No último dia fomos a um dos zoológicos de Chicago, logo um que é dos últimos zôos grátis nos EUA. É muito legal poder entrar e sair de um zôo imenso, como se fosse um parque. Tá certo que os pobres bichinhos não têm o mesmo direito de ir e vir, mas eles parecem ser muito bem tratados. Já que estou divagando, preciso dar minha opinião sobre zoológicos: não tenho opinião formada. Fico morrendo de pena de ver os animais presos (chorei ao trocar olhares com um gorila triste), mas, ao mesmo tempo, sabe-se lá se esses animais estariam vivos ao ar livre, num mundo tão dominado pelos homens. Por exemplo, numa das placas li que um leão vive quinze anos no seu habitat e 25 em cativeiro. Se eu fosse um leão, preferiria ter uma vida mais longa garantida, e cheia de confortos, numa jaula enorme, ou arriscar o dia-a-dia numa selva tão perigosa?
Enfim, lá estávamos nós passeando pelo zôo quando fomos totalmente cativados pelo urso polar.
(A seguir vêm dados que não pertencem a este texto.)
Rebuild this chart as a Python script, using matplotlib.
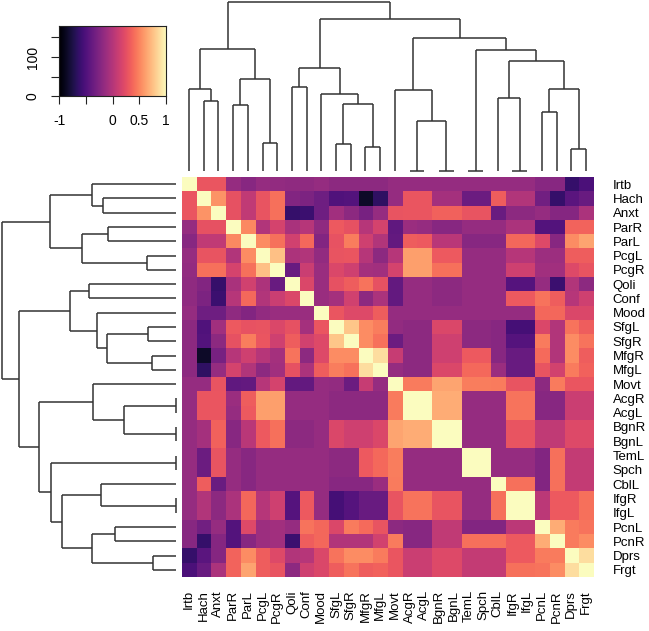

O belo urso branco dispõe de grande espaço, mas ontem ele estava mais interessado em nadar. E os visitantes podem descer pra olhar o urso dentro d'água. E dá-lhe ursinho dando rasantes no vidro, usando o vidro pra ganhar impulso com as patas, encostando o focinho no vidro, e tudo mais (na realidade, ele vinha sempre na direção de um menininho nos braços da mãe, também colado no vidro. Uma hora o urso inclusive abriu o bocão, tentando abocanhá-lo. Acho que estava com fome). Lá pelas tantas surgiu um guia voluntário do zôo pra responder dúvidas sobre ursos polares. É óbvio que aproveitei pra fazer todo tipo de pergunta esdrúxula, mas em compensação descobri que esse urso mora com a irmã (que devia estar dormindo), se alimenta de peixes vivos e uma espécie de ração (e não de focas, como degustaria no seu habitat), e que sua patada equivale a uma martelada de não sei quantos pounds, porque esses americanos insistem em usar esse sistema métrico incompreensível. Então eu quis confirmar se esses maravilhosos bichos estavam ameaçados de extinção por causa do aquecimento global, que derrete as placas de gelo e faz ursinhos morrerem afogados, por não terem lugar pra descansar no meio do oceano (essa informação eu peguei do documentário do Al Gore – não tem jeito, tudo que sei aprendi no cinema). O guia disse que talvez, que essa questão era muito política, que até podia ser real, mas que nem eu nem ele estaríamos vivos nos próximos cem anos (nesse ponto eu quase interrompi com um “Fale por você”, mas ele tinha fugido tanto do tema que ficou difícil argumentar). Ou seja, esse senhor rapidamente esqueceu o urso e se pôs a falar sobre como, pra diminuir o aquecimento global, muita gente perderia o emprego. Eu tentei dizer que, sem o planeta, não haveria empregos de qualquer jeito, mas ele me cortou com algo do tipo: “É, eu sei, é polêmico, mas não dá pra nós americanos controlarmos o que seis bilhões de pessoas fazem com o mundo”. Nesse ponto eu não me contive e disse: “Ajudaria se vocês americanos, os maiores poluidores do planeta, pelo menos fizessem a sua parte”. Pouco depois o guia foi embora e nós continuamos admirando o urso.
Mas estou chegando à conclusão que essa ingenuidade americana é uma praga, uma hipnose coletiva. No mesmo dia, voltando pra Detroit, sentamos ao lado de um grupinho de três estudantes. No ônibus havia mesas, e os jovens usaram uma delas pra comer montes de hamburgers, um banquete de junk food. Eles saíram antes da gente, mas uma mocinha do grupo voltou pra checar se não tinham esquecido alguma coisa. Eu vi um papel embaixo das poltronas deles e apontei, ao que a estudante respondeu: “Obrigada, mas acho que não é nosso”. E saiu, deixando o lixo pra trás. Parece familiar?